There's a strange logic surrounding the concept of teaching the art of writing. Unlike virtually every other field out there, young artists just kind of do it instead of starting with a baseline of rules with which to write. And Writing in Pictures: Screenwriting Made (Mostly) Painless by Joseph McBride follows this to a tee, which, altogether is a strange new approach for screenwriting how-tos.
See, that approach doesn't work very well. It's like putting someone in an algebra class, giving them algebra tests, but never actually teaching them algebra. They make all kinds of rookie and beginner mistakes because they've never been given a framework out of which to work.
Instead, they're flailing around trying to find some kind of bearing, while professors reem them for not doing it right.
But generally, screenwriting is very different. You can't hide behind figurative language, artistic quality tends to come second to storytelling strength and structure is either there and strong, or not and terrible.
Thus, most books on the subject tend to explain concepts like act structure, character arc and thematic content in an easy-to-use way. Some books assign page numbers for certain story beats, saying, "Alright, something happens to your protagonist that sets him in motions; put that on page 10." And, yeah, some people reel against this method of being told what to do, but most actually take it very well, or at least, most at Hopkins.
It's hard to think outside the box when you're never given a box. And that's Writing in Picture's biggest problem. It starts by assuming that every other screenwriting book out there is a waste of time.
It's there to trick you, get you to write bad action movies or pigeonhole your creativity and artistic depth. And that pretention flies throughout the rest of the book. Every page drips with an off-putting elitism in not only the prose, but also in the content. No one jumps out of the gate and writes a masterpiece. And, sorry every writing professor ever, but reading great stuff doesn't translate to writing great stuff. It's like being taught trigonometry and pretending that will teach you algebra.
And Joesph McBride makes that mistake right from the get go. But it's not all bad.
In truth, his superiority complex keeps him fresh, to a certain nauseating degree, and it gives a somewhat unique perspective on the craft.

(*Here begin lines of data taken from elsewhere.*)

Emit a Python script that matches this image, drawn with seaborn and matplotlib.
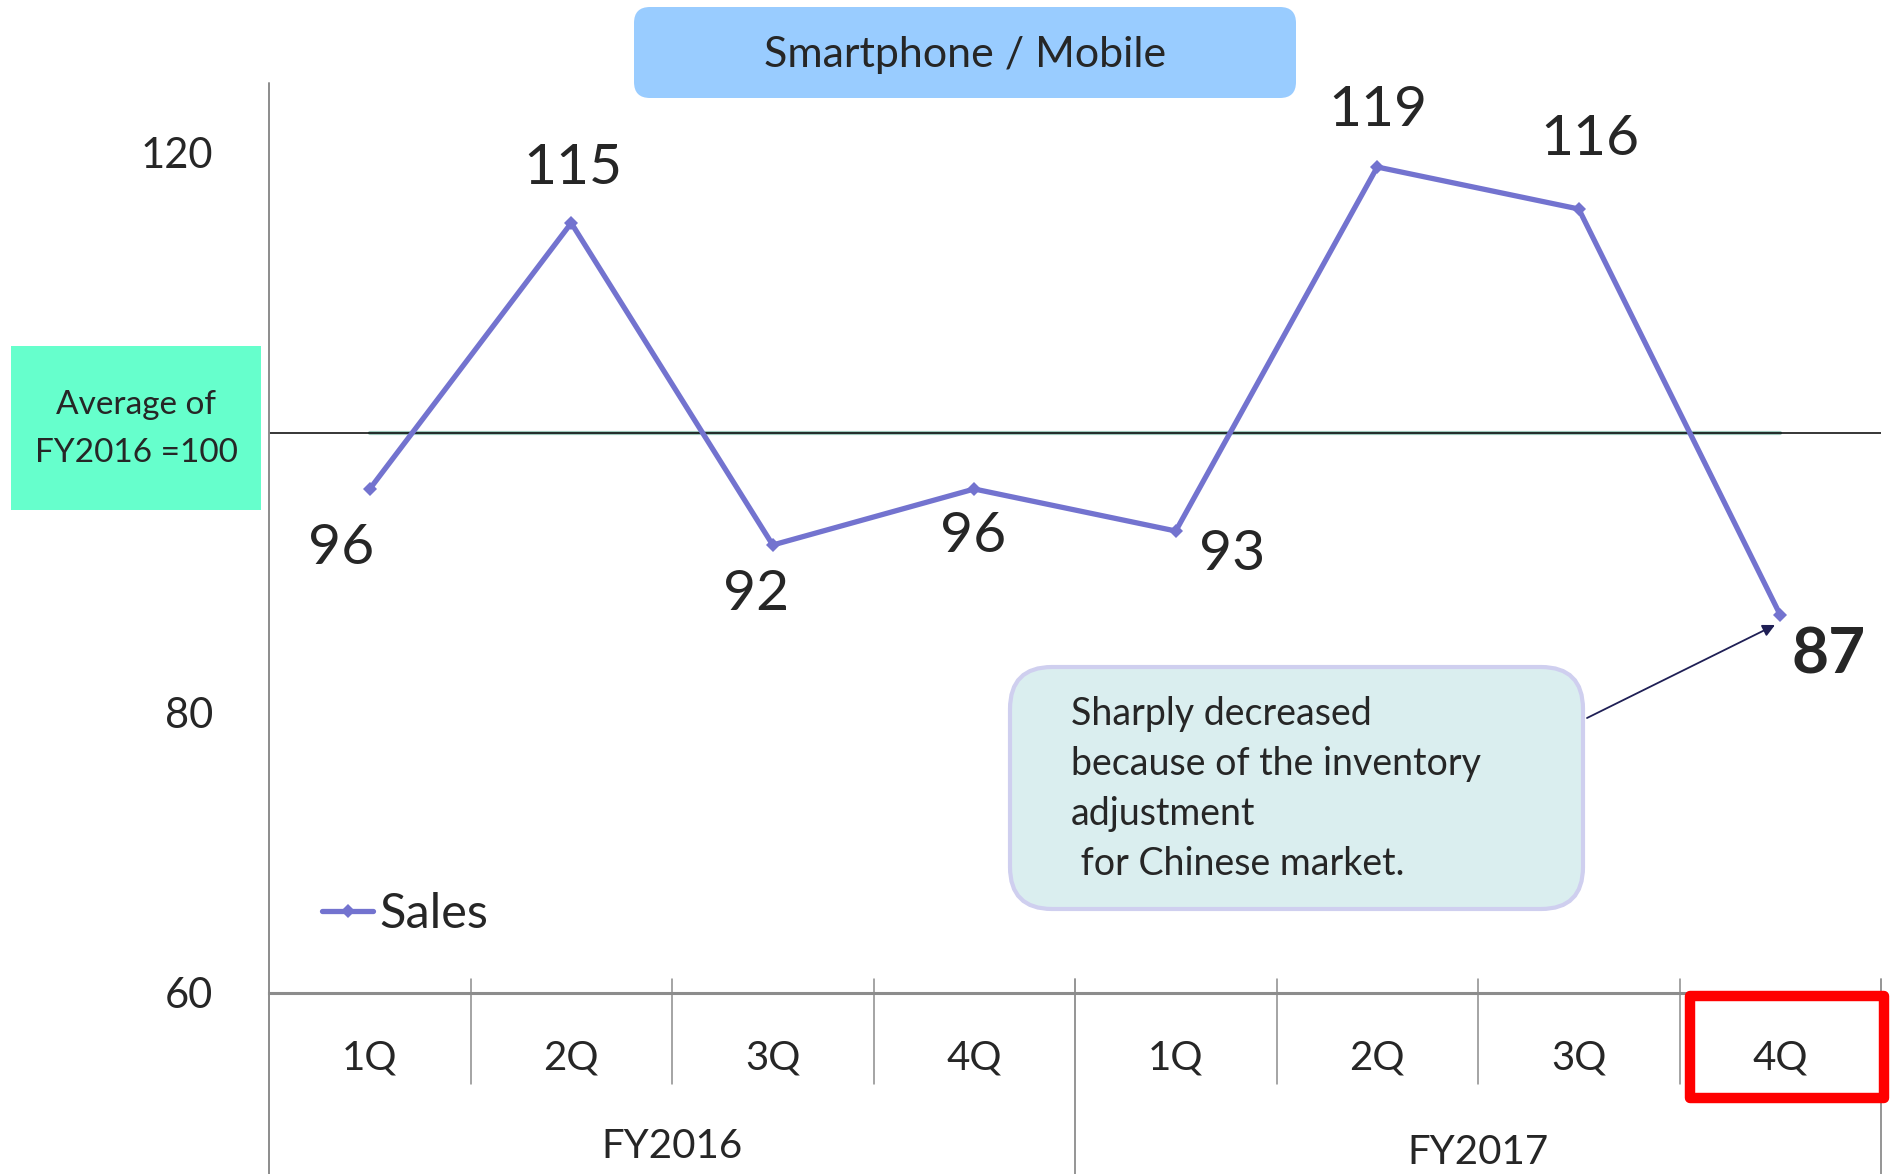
import matplotlib
matplotlib.use("Agg")
import matplotlib.pyplot as plt
import seaborn as sns
import pandas as pd
from matplotlib.patches import FancyBboxPatch, Rectangle
from matplotlib.transforms import blended_transform_factory

quarters = ["1Q", "2Q", "3Q", "4Q", "1Q", "2Q", "3Q", "4Q"]
years = ["FY2016", "FY2017"]
sales = [96, 115, 92, 96, 93, 119, 116, 87]
yticks = [60, 80, 120]
title = "Smartphone / Mobile"
avg_text = "Average of\nFY2016 =100"
note_text = "Sharply decreased\nbecause of the inventory\nadjustment\n for Chinese market."

sns.set_style("white")
plt.rcParams["font.family"] = ["Lato", "DejaVu Sans"]

W, H = 1904, 1174
fig = plt.figure(figsize=(W / 100, H / 100), dpi=100)
ax = fig.add_axes([269 / W, (H - 993) / H, (1881 - 269) / W, (993 - 83) / H])

df = pd.DataFrame({"pos": list(range(len(sales))), "Sales": sales})
line_color = "#7373CF"
sns.lineplot(data=df, x="pos", y="Sales", ax=ax, color=line_color, lw=3.8,
             marker="D", markersize=7, markeredgewidth=0, label="Sales")

ax.set_xlim(-0.5, len(sales) - 0.5)
ax.set_ylim(60, 125)
ax.set_yticks(yticks)
ax.set_yticklabels([str(v) for v in yticks], fontsize=30)
ax.tick_params(axis="y", length=0, pad=40)
ax.set_xticks([])
ax.set_xlabel("")
ax.set_ylabel("")
for s in ["top", "right", "left"]:
    ax.spines[s].set_visible(False)
ax.spines["bottom"].set_color("#8c8c8c")
ax.spines["bottom"].set_linewidth(2.2)

# reference lines at 100
ax.plot([0, len(sales) - 1], [100, 100], color="#9fc9bd", lw=3.0, zorder=1)
ax.axhline(100, color="black", lw=1.1, zorder=1.5)

# category axis lines
tr = blended_transform_factory(ax.transData, fig.transFigure)
n = len(sales)
for k in range(n + 1):
    xb = k - 0.5
    if k == 0:
        ax.plot([xb, xb], [0, (H - 83) / H], transform=tr, color="#8c8c8c",
                lw=1.4, clip_on=False, zorder=3)
    elif k % 4 == 0:
        ax.plot([xb, xb], [0, (H - 979) / H], transform=tr, color="#8c8c8c",
                lw=1.3, clip_on=False, zorder=3)
    else:
        ax.plot([xb, xb], [(H - 1084) / H, (H - 979) / H], transform=tr,
                color="#8c8c8c", lw=1.1, clip_on=False, zorder=3)
for i, q in enumerate(quarters):
    ax.text(i, (H - 1058) / H, q, transform=tr, ha="center", va="center",
            fontsize=29)
ax.text(1.5, (H - 1146) / H, years[0], transform=tr, ha="center", va="center",
        fontsize=29)
ax.text(5.5, (H - 1153) / H, years[1], transform=tr, ha="center", va="center",
        fontsize=29)

# data labels (offsets in pixels)
offsets = [(-29, -60), (2, 54), (-17, -49), (-1, -48), (56, -23), (1, 56),
           (11, 69), (48, -40)]
for i, (v, (dx, dy)) in enumerate(zip(sales, offsets)):
    last = i == n - 1
    ax.annotate(str(v), (i, v), xytext=(dx * 0.72, dy * 0.72),
                textcoords="offset points", ha="center", va="center",
                fontsize=46 if last else 41,
                fontweight="bold" if last else "normal")

# legend
leg = ax.legend(loc="center left", bbox_to_anchor=(322 / W, (H - 914) / H),
                bbox_transform=fig.transFigure, frameon=False, fontsize=35,
                handlelength=1.05, handletextpad=0.12, borderpad=0,
                borderaxespad=0)

inch = fig.dpi_scale_trans
# title box
fig.patches.append(FancyBboxPatch((634 / 100, (H - 98) / 100), 6.62, 0.91,
                                  boxstyle="round,pad=0,rounding_size=0.16",
                                  fc="#99CCFF", ec="none", transform=inch,
                                  figure=fig))
fig.text(965 / W, (H - 55) / H, title, ha="center", va="center", fontsize=31)

# average box
fig.patches.append(Rectangle((11 / 100, (H - 510) / 100), 2.5, 1.64,
                             fc="#66FFCC", ec="none", transform=inch,
                             figure=fig))
fig.text(136 / W, (H - 429) / H, avg_text, ha="center", va="center",
         fontsize=24, linespacing=1.75)

# note box
fig.patches.append(FancyBboxPatch((1010 / 100, (H - 909) / 100), 5.73, 2.42,
                                  boxstyle="round,pad=0,rounding_size=0.42",
                                  fc="#DAEEEF", ec="#CFCFEF", lw=3,
                                  transform=inch, figure=fig))
fig.text(1071 / W, (H - 789) / H, note_text, ha="left", va="center",
         fontsize=27, linespacing=1.48)
fig.add_artist(plt.Annotation("", xy=(1775, H - 625), xytext=(1587, H - 718),
                              xycoords="figure pixels",
                              textcoords="figure pixels",
                              arrowprops=dict(arrowstyle="-|>", color="#1f1f55",
                                              lw=1.3, mutation_scale=18,
                                              shrinkA=0, shrinkB=0)))

# highlight box
fig.patches.append(Rectangle((1690 / 100, (H - 1098) / 100), 1.94, 1.02,
                             fc="none", ec="#FF0000", lw=7.5, transform=inch,
                             figure=fig, joinstyle="round"))

fig.savefig("out.png", dpi=100)
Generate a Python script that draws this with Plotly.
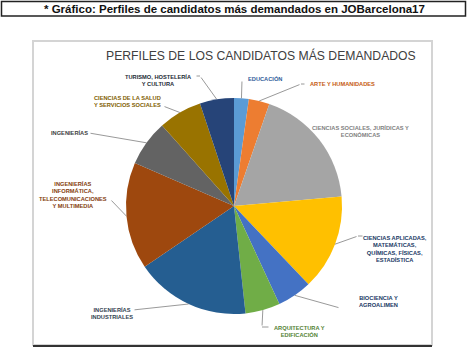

This book feels like a perfect counterpiece to Syd Field's Screenplay, widely recognized as probably the best how-to book out there. Syd Fields sticks to his act structure paradigm. A character is challenged, begins to hurdle obstacles related to the challenge and finally defeats (or gets defeated by) the challenge in the climax.
And for any beginning screenwriter, hell, any writer in general, this book is a godsend. It lays out very specifically, "This is what works," and it takes you through all the intricacies therein. But Fields isn't the be-all and end-all. He never claims to be, but many of his critics do.
And if you're somewhat experienced as a writer, you've written that formula a dozen times and it kills you. That's where Joseph McBride comes in.
His approach, which actually starts with him acknowledging the importance of the three-act structure, doesn't spend all its time there. He moves into further reaching material and gives you tools with which to build larger, more experimental stories. And that's this book's power.
If you read it as your first screenwriting book, you may get a sense for a framework, but most likely, all the high concept talk will be seen as aloof and off-putting. But if you come here after two or three others, it's a much more rewarding experience.
This is not some writer rehashing Syd Fields with a gimmick, like most how-tos do. Joseph McBride, in his apparent revulsion for every other book out there, has actually expanded on Fields and given us, as writers, a little more room to breathe and stretch our wings.
And that's the best recommendation I can give. If you're really into high-brow, down-your-nose criticism of the film industry, you might just like all the passive aggressive jabs. But if you're anyone else, that tone can definitely be, well, off-putting, to say the least. And if you're someone who has a good sense of the formula and understands where act structures come down and go up, then McBride will guide you through the next phase of that development.
However, people aren't at Hopkins because they know how to write; they're here because they want to know.
And this, unfortunately, would be a terrible place to get started.